E aqui vai um ponto de reflexão importante:
Quando reduzimos o burnout a uma questão subjetiva e individual, corremos o risco de tirar o foco da responsabilidade das organizações.
E sim, sentimentos como perda de sentido, desconexão com a cultura da empresa ou sensação de não pertencimento podem aparecer durante o processo de burnout.
Mas, segundo a CID-11, esses elementos fazem parte da segunda dimensão da síndrome: o distanciamento mental do trabalho, o negativismo ou o cinismo em relação ao que se faz.
O problema está quando esses sintomas são tratados como a causa do burnout — e não como consequência de um processo de esgotamento que foi se instalando silenciosamente.

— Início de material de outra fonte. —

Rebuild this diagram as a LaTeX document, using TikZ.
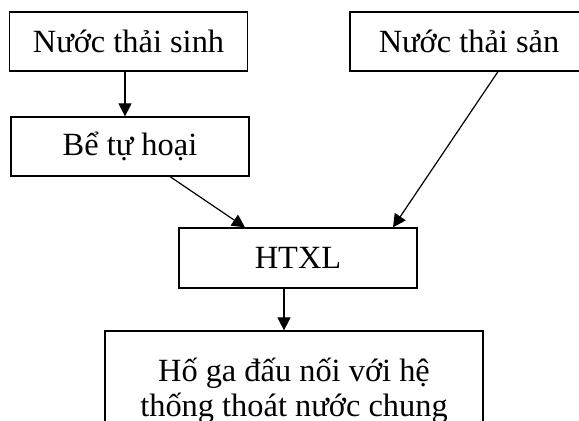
\documentclass[tikz,border=0pt]{standalone}
\usepackage{fontspec}
\setmainfont{Liberation Serif}
\usepackage{tikz}
\usetikzlibrary{arrows.meta, positioning, calc}

\begin{document}
\begin{tikzpicture}[x=0.5pt, y=-0.5pt,
    hop/.style={draw, line width=0.6pt, minimum width=119pt, minimum height=29.5pt,
                inner sep=0pt, align=center, font=\fontsize{16.2}{17.5}\selectfont},
    muiten/.style={line width=0.6pt, -{Triangle[width=6.5pt, length=6.5pt]}}]
  \useasboundingbox (0,0) rectangle (579,421);
  \clip (0,0) rectangle (579,421);

  % Cac hop
  \node[hop] (sinh) at (128.5,41.5) {Nước thải sinh};
  \node[hop] (san)  at (469,41.5)   {Nước thải sản};
  \node[hop] (tuhoai) at (130,146.5) {Bể tự hoại};
  \node[hop, minimum height=30pt] (htxl) at (298,258) {HTXL};
  \node[hop, minimum width=189pt, minimum height=60pt] (hoga) at (294,391)
    {Hố ga đấu nối với hệ\\thống thoát nước chung};

  % Mui ten
  \draw[muiten] ($(sinh.south)+(-3.5,0)$) -- ($(tuhoai.north)+(-5,0)$);
  \draw[muiten] ($(tuhoai.south)+(40,0)$) -- ($(htxl.north)+(-53,0)$);
  \draw[muiten] ($(san.south)+(29,0)$) -- ($(htxl.north)+(95,0)$);
  \draw[muiten] ($(htxl.south)+(-14,0)$) -- ($(hoga.north)+(-10,0)$);
\end{tikzpicture}
\end{document}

Burnout não é um problema individual.
É um adoecimento que nasce dentro do contexto de trabalho.
E não sou eu quem diz isso — é a CID-11.
Então vamos recapitular, o burnout é um fenômeno ocupacional que resulta do estresse crônico no trabalho que não foi gerenciado com sucesso.
E que se manifesta por três eixos bem definidos:
- Esgotamento físico e emocional
- Cinismo e distanciamento mental
- Redução da eficácia profissional
A OMS também reforça que o "Burnout se aplica exclusivamente ao contexto ocupacional.”

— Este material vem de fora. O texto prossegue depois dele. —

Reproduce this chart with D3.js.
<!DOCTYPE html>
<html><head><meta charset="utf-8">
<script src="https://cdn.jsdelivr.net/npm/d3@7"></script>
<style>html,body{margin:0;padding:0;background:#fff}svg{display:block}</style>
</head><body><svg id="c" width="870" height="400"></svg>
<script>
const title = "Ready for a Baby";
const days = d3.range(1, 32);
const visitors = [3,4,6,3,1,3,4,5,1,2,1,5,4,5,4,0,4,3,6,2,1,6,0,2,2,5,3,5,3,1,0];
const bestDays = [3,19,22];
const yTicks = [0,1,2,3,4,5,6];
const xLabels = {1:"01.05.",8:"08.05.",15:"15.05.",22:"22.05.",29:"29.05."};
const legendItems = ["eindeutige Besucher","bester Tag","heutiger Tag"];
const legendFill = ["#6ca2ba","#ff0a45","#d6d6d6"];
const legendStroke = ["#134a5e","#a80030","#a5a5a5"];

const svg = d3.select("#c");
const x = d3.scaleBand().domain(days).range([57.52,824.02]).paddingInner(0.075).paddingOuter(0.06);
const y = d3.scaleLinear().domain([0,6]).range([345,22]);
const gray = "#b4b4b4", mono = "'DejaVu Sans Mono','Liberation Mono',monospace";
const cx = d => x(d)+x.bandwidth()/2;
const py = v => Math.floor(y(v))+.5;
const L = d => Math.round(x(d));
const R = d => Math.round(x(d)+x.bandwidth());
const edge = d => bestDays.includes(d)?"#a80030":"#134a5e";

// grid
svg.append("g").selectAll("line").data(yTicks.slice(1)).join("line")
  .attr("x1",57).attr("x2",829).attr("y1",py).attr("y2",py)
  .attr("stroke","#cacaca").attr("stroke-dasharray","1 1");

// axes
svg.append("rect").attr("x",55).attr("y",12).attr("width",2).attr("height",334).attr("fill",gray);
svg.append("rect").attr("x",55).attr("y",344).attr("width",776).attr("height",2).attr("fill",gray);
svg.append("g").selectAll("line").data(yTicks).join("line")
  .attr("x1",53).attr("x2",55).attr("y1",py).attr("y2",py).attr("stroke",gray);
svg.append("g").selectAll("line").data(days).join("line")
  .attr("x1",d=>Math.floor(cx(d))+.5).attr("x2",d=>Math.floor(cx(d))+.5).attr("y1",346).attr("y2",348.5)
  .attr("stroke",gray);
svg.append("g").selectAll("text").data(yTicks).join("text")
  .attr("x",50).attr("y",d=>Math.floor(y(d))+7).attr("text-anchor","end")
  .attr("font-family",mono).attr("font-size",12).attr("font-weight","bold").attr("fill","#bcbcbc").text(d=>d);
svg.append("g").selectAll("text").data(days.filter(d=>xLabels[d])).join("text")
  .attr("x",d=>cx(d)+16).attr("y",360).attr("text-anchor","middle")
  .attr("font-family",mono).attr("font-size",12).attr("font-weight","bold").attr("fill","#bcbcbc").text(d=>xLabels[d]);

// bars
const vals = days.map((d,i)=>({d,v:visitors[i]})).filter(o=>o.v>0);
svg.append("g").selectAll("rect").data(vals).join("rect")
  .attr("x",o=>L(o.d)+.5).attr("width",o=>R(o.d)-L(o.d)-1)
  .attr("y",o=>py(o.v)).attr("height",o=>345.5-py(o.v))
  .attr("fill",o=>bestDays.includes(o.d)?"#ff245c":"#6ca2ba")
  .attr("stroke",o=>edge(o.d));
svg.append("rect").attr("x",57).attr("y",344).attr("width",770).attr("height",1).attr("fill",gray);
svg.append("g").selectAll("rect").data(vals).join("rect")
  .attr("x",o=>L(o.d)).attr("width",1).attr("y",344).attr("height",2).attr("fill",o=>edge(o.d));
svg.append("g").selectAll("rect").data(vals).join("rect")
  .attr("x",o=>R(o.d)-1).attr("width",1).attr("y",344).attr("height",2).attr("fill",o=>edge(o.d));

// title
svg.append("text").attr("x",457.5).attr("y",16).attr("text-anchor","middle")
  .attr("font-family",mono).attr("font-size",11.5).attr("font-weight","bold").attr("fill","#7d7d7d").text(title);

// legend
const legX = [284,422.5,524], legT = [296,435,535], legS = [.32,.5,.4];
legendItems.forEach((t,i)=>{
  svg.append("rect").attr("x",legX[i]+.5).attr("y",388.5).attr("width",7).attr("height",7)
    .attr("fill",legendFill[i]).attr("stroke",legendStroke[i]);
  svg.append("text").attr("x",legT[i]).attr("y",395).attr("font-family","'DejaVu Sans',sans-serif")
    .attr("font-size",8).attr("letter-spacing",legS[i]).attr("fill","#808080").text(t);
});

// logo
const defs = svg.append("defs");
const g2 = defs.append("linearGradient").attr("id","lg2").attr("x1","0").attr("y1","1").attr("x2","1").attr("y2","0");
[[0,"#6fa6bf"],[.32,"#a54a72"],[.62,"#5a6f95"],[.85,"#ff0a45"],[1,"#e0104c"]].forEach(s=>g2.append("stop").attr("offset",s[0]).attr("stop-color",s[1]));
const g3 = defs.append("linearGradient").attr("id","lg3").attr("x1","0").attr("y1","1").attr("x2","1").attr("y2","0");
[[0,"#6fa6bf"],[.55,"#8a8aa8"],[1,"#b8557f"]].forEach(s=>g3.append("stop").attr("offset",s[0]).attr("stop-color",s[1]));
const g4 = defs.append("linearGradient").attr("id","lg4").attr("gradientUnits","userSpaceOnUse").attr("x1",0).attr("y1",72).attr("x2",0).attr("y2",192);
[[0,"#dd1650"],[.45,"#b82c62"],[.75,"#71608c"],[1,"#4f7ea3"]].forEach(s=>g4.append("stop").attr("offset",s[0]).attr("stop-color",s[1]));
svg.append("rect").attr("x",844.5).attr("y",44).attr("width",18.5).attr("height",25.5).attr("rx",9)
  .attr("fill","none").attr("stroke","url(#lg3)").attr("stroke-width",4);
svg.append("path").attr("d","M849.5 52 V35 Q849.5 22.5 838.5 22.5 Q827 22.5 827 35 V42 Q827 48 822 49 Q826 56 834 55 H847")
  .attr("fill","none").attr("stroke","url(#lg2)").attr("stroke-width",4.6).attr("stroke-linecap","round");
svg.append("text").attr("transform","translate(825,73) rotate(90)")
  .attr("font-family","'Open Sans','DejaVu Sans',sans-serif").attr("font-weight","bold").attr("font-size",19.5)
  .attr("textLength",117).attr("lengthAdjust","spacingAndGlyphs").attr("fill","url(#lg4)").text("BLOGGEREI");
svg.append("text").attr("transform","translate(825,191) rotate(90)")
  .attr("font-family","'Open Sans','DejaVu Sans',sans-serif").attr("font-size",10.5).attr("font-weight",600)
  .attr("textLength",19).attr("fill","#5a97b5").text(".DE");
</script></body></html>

Ou seja, trazer essa questão apenas para o campo da subjetividade, da perda de sentido ou da falta de propósito, como um fato isolado é desresponsabilizar as empresas.
E antes que digam que estou transformando as empresas em vilãs, é importante deixar claro:
Não é sobre atacar. É sobre ser realista.
Os números não mentem.
Cada vez mais pessoas estão sendo afastadas por burnout — em todos os setores, em todas as áreas.
Isso não pode mais ser visto como exceção ou fragilidade individual.
É hora de assumir responsabilidades.
Precisamos, sim, olhar com seriedade para a saúde mental no contexto organizacional.
E isso passa por reconhecer que as condições de trabalho também adoecem.
E se ainda houver dúvidas sobre a necessidade de responsabilização institucional, basta olhar para a NR-01, atualizada pelo Ministério do Trabalho.
A norma inclui os chamados riscos psicossociais, como:
- Excesso de tarefas
- Cobrança abusiva por metas
- Falta de pausas
- Clima organizacional tóxico
- Ambientes com assédio e desamparo
Ou seja: não é só a psique individual. É o sistema.
É a cultura de produtividade a qualquer custo.
É o modelo que exige sempre mais e oferece cada vez menos.
E a pior consequência desse discurso subjetivista é essa:
Ele culpabiliza quem adoece — e absolve quem adoece o outro.
Burnout tem causas organizacionais, sim. E enquanto a gente continuar romantizando propósito e colocando a responsabilidade toda no indivíduo, vamos continuar produzindo sofrimento.